Conserving Conversation: Hugo von Hofmannsthal’s Indiscrete Machine

Date: 

Thursday, February 1, 2024, 4:00pm

Location: 

Barker Center, Room 133

abstract image

GERMAN STUDIES: NEW PERSPECTIVES

SPEAKER: Sophie Schweiger, Yale University

When composing the dramatis personae for his play Der Schwierige (The Difficult Man, 1918), Hugo von Hofmannsthal forgot to name one character. In fact, he left out the reluctant villain, who—in line with G. E. Lessing’s dramaturgy of theater “without a villain”—does not exist, at least not in human form. Rather, the Difficult Gentleman’s antagonist reveals itself to be a machine: his private telephone.

Famously, Hofmannsthal’s voice was one of the first author’s to be recorded on tape; he also was one of the first and very few who owned a telephone as soon as the technology became available for private homes, and he embraced new technologies within artistic contexts. And yet: the technology pervading his popular post-war comedy appears as an awful nuisance. Set in a fictionalized “1917”—the war has already ended, and Habsburg rule appears restored and largely unscathed—Kari Bühl’s telephone exists to disrupt. It is the rude effet de réel that reminds the aristocracy on stage that something has come to an end—the privacy of one’s home, an existence without interruption, the era of civilized conversation.

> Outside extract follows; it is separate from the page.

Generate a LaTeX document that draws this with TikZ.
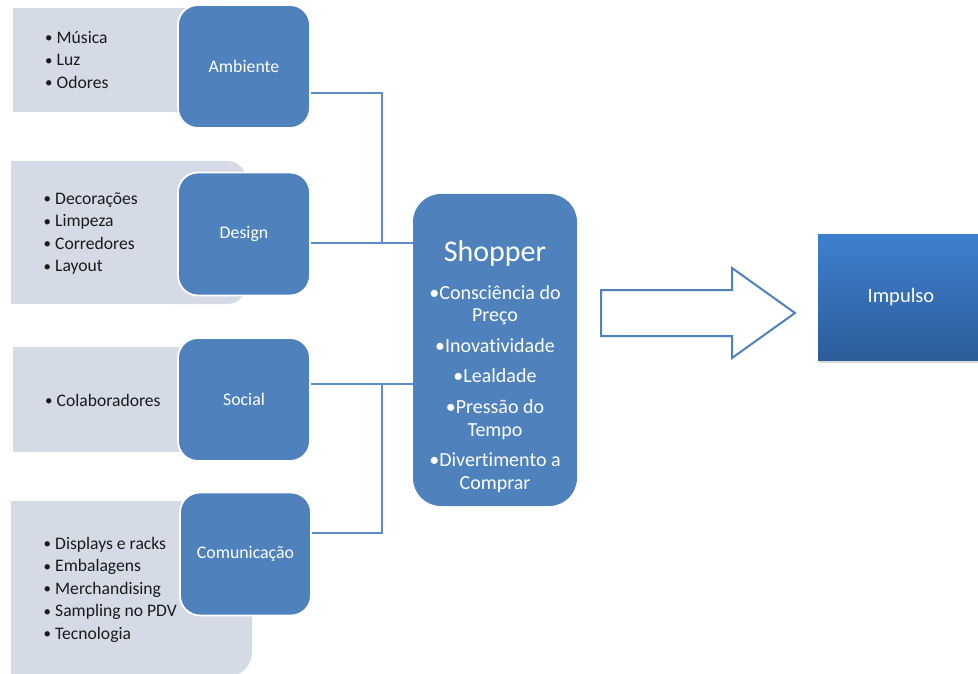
\documentclass[tikz,border=0pt]{standalone}
\usepackage{fontspec}
\setmainfont{Carlito}[Ligatures=NoCommon]
\usetikzlibrary{shadows,calc}

\definecolor{accent}{HTML}{4F81BD}
\definecolor{listbg}{HTML}{D4DBE7}
\definecolor{linkblue}{HTML}{5E8CC8}
\definecolor{ink}{HTML}{1A1A1A}
\definecolor{imptop}{HTML}{3E80CE}
\definecolor{impbot}{HTML}{2D5C9A}

\newcommand\bul[1]{\strut\makebox[11.5pt][l]{\raisebox{0.5pt}{\scalebox{0.85}{•}}}#1}

\tikzset{
  catbox/.style={draw=white, line width=1.8pt, fill=accent, rounded corners=20pt,
    minimum width=132pt, minimum height=123pt, text=white, inner sep=0pt,
    font=\fontsize{17.8}{20}\selectfont},
  listtext/.style={anchor=north west, align=left, inner sep=0pt, text=ink,
    font=\fontsize{17.6}{22.5}\selectfont},
  link/.style={draw=linkblue, line width=1.3pt},
  bigarrow/.style={draw=accent, line width=2pt, fill=white, line join=miter},
}

\begin{document}
\begin{tikzpicture}[x=1pt,y=-1pt]
  \useasboundingbox (0,0) rectangle (978,674);
  \fill[white] (0,0) rectangle (978,674);

  % light list panels behind the category boxes
  \fill[listbg] (13,8) rectangle (200,112);
  \fill[listbg] (11,161) rectangle (200,304);
  \fill[listbg, rounded corners=20pt] (150,161) rectangle (247,304);
  \fill[listbg] (13,347) rectangle (200,452);
  \fill[listbg] (11,501) rectangle (200,677);
  \fill[listbg, rounded corners=25pt] (150,501) rectangle (252,677);

  % list contents
  \node[listtext] (lamb) at (45,27.5) {\bul{Música}\\\bul{Luz}\\\bul{Odores}};
  \node[listtext] (ldes) at (43.5,188.5) {\bul{Decorações}\\\bul{Limpeza}\\\bul{Corredores}\\\bul{Layout}};
  \node[listtext] (lsoc) at (45,390.5) {\bul{Colaboradores}};
  \node[listtext] (lcom) at (43.5,533.5) {\bul{Displays e racks}\\\bul{Embalagens}\\\bul{Merchandising}\\\bul{Sampling no PDV}\\\bul{Tecnologia}};

  % category boxes
  \node[catbox] (amb) at (244,66.5) {Ambiente};
  \node[catbox] (des) at (244,234) {Design};
  \node[catbox] (soc) at (244,399.5) {Social};
  \node[catbox, minimum width=131pt] (com) at (245.5,554) {Comunicação};

  % junction points of the bracket connectors
  \coordinate (jA) at (382,243);
  \coordinate (jB) at (382,384);

  % central shopper box
  \node[fill=accent, rounded corners=28pt, minimum width=164pt, minimum height=312pt,
        inner sep=0pt] (shopper) at (495,350) {};

  \draw[link] ($(amb.east)+(0,26.5)$) -| (jA);
  \draw[link] (des.east |- jA) -- (shopper.west |- jA);
  \draw[link] ($(com.east)+(0,-21)$) -| (jB);
  \draw[link] (soc.east |- jB) -- (shopper.west |- jB);

  \node[anchor=north, align=center, inner sep=0pt, text=white,
        font=\fontsize{20}{22.8}\selectfont] (shoppertext) at (495,239.5)
    {\rule{0pt}{22pt}{\fontsize{30}{30}\selectfont Shopper}\\[14.5pt]
     •Consciência do\\Preço\\[8pt]
     •Inovatividade\\[7.5pt]
     •Lealdade\\[8pt]
     •Pressão do\\Tempo\\[7.5pt]
     •Divertimento a\\Comprar};

  % block arrow towards the outcome
  \draw[bigarrow] (601,290) -- (732,290) -- (732,268) -- (795,313)
                  -- (732,358) -- (732,336) -- (601,336) -- cycle;

  % outcome box
  \node[top color=imptop, bottom color=impbot, draw=none,
        drop shadow={shadow xshift=1pt, shadow yshift=-3pt, opacity=0.3},
        minimum width=166pt, minimum height=126pt, inner sep=0pt, text=white,
        font=\fontsize{20.5}{22}\selectfont] (impulso) at (901,297) {Impulso};
\end{tikzpicture}
\end{document}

With an utterly demanding telephone pestering and indeed co-directing the personnel on stage, Hofmannsthal’s Der Schwierige negotiates the effect new technologies have on acting bodies, on stage and off. This raises questions that, a hundred years later, have renewed relevance. To what degree does new technology disrupt a theater’s intradiegetic privacy? And can strategies of disruption and a theater that embraces its connection to the network help the stage regain political relevance?

About the Speaker

Sophie Johanna Schweiger is Assistant Professor of Germanic Languages and Literatures at Yale University. She completed her Ph.D. at Columbia University with a dissertation on the role of gestures in literature, film, and performance in 2021 and was a Visiting Assistant Professor at Colgate University for one year before moving to Yale. Her research focuses on theater, drama theory and the study of performance, inter- and trans-mediality, (post-)apocalyptic narratives, and committed literature. She has recently published on Arthur Schnitzler, “Corseted Choristry. Arthur Schnitzler’s Reigen as Chor(e)ography,” German Quarterly (2021), and on emojis and Black Lives Matter: “📚 = 💀? Digital Schreibzeug & Emoji Activism,” Germanic Review (2023). Currently, she is working on her first book, in which gesture informs the study of trans-mediality and media difference.